── DATA FOR THE TASK
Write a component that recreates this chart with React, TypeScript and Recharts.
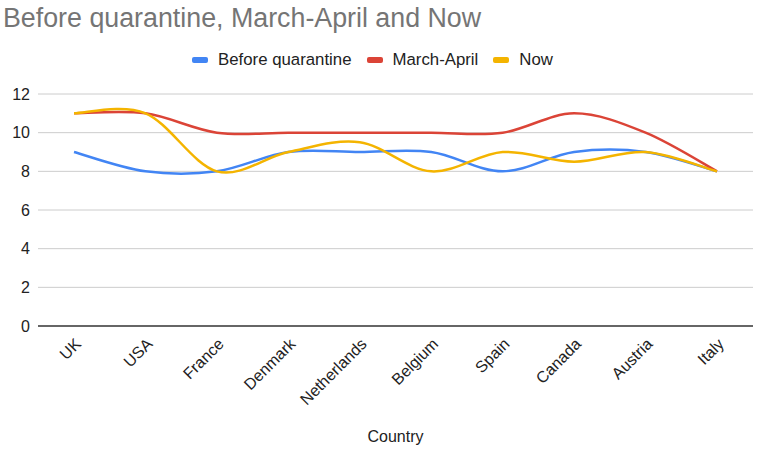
────
── DATA FOR THE TASK
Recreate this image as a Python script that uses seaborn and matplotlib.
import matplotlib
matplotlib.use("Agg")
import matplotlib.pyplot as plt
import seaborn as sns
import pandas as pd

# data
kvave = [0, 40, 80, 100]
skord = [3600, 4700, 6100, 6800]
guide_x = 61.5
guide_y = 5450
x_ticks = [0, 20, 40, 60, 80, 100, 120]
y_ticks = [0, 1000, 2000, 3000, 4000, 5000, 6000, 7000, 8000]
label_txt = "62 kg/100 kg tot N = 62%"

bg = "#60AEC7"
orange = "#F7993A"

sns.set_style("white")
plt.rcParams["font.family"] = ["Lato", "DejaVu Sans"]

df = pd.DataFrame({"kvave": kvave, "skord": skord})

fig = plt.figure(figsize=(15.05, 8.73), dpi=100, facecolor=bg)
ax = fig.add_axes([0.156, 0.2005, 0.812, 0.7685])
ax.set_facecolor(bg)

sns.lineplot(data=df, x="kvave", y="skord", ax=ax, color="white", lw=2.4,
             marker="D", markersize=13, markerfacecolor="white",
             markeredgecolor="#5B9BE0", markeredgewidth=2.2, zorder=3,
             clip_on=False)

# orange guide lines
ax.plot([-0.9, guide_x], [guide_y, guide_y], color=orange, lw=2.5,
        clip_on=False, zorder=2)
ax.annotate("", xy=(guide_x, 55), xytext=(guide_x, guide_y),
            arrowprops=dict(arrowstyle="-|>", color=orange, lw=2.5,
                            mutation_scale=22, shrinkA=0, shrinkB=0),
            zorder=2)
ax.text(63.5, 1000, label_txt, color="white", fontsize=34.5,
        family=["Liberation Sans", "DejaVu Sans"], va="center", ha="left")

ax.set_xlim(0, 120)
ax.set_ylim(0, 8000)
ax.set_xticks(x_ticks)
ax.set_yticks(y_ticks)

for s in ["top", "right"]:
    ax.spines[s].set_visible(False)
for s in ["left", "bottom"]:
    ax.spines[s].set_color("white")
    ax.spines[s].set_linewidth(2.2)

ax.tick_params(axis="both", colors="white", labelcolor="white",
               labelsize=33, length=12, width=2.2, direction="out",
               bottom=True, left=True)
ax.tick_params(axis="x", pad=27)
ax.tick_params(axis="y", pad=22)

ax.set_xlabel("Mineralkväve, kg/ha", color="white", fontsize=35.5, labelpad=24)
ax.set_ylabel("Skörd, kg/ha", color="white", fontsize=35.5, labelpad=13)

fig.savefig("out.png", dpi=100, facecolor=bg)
────
── DATA FOR THE TASK
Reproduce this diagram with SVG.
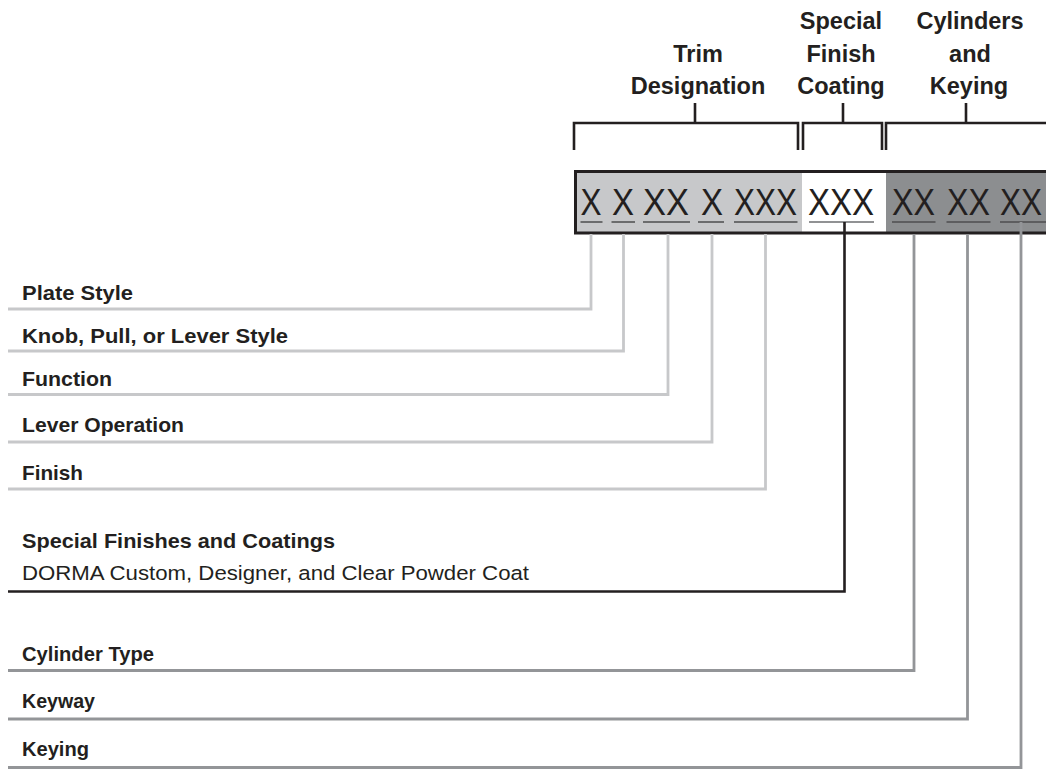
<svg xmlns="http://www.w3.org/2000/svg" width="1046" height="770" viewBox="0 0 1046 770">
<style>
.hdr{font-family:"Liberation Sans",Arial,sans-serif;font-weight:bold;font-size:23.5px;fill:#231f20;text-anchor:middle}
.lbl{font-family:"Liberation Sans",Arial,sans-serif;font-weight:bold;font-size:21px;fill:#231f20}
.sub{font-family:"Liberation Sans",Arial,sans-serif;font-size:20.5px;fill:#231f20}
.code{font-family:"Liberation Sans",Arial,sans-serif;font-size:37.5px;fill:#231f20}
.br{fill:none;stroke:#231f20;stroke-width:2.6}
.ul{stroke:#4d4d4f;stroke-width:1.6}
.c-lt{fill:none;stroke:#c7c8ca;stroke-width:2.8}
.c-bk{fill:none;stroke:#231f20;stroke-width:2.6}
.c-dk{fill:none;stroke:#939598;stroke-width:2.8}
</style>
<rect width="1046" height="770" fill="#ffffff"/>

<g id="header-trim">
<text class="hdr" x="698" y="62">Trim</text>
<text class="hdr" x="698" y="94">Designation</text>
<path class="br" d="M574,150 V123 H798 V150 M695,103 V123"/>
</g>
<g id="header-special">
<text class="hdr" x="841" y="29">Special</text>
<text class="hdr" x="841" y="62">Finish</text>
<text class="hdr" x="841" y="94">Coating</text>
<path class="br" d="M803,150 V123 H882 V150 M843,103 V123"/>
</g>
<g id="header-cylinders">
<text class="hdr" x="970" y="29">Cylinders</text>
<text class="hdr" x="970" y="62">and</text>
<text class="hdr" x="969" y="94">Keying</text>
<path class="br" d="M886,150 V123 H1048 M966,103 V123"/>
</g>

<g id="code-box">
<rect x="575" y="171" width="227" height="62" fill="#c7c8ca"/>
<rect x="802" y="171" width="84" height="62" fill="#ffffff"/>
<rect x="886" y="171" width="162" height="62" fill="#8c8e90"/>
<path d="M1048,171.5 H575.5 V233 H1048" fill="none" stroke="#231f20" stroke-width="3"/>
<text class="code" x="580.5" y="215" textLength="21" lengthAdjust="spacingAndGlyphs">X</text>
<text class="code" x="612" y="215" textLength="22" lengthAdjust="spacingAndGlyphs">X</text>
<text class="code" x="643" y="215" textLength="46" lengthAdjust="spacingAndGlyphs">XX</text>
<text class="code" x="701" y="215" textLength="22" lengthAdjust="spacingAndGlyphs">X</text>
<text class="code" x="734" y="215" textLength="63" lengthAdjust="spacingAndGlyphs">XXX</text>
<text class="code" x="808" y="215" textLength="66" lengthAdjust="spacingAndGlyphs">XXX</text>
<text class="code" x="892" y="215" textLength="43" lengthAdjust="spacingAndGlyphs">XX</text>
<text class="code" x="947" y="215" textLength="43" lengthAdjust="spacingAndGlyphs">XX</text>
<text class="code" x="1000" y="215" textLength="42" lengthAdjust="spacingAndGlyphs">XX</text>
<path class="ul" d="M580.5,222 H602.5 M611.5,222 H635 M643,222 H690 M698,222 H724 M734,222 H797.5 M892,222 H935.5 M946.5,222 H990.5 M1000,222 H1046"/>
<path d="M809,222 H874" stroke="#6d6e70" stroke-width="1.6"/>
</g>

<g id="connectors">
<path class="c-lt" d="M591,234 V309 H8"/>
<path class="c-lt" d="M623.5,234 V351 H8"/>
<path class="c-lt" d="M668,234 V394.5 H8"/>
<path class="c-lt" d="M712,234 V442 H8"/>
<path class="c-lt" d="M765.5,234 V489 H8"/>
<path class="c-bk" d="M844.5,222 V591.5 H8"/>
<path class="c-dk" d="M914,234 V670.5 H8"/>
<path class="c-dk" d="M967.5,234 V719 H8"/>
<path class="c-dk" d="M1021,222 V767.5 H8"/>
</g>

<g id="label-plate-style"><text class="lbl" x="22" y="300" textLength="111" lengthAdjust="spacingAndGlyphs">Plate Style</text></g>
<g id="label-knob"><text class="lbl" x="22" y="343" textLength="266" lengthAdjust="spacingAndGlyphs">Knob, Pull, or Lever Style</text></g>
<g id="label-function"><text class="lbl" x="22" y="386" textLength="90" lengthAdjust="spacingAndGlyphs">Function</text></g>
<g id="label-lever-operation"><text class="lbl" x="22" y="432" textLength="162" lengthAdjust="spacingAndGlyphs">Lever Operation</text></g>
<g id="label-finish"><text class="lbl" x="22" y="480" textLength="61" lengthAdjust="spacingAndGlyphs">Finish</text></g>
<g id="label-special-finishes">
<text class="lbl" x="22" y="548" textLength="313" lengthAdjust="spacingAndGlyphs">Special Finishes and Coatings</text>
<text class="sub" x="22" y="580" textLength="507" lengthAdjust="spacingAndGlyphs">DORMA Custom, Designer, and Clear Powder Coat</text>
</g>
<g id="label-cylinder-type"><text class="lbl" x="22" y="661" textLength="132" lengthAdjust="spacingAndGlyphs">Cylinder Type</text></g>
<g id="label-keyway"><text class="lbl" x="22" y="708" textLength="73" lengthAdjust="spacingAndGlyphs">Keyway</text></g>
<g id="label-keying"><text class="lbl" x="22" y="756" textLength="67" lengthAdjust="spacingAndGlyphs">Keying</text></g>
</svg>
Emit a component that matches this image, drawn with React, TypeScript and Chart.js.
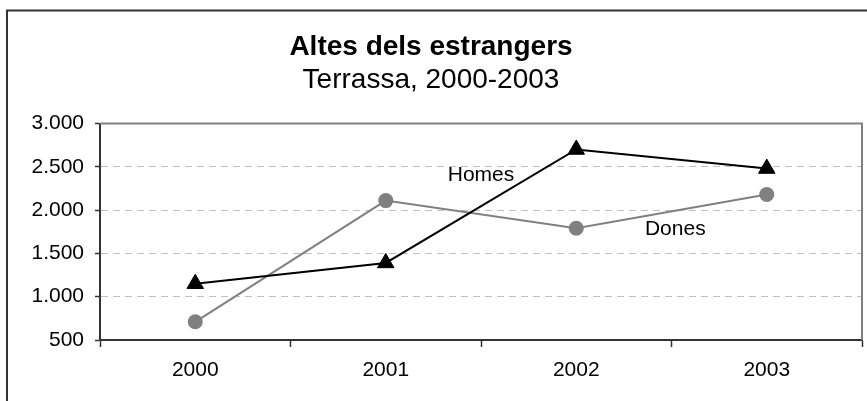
────
● THE EXERCISE: State the number of lines in the records that include "TypeScript", and write nothing else.

● WORKED SOLUTION: 2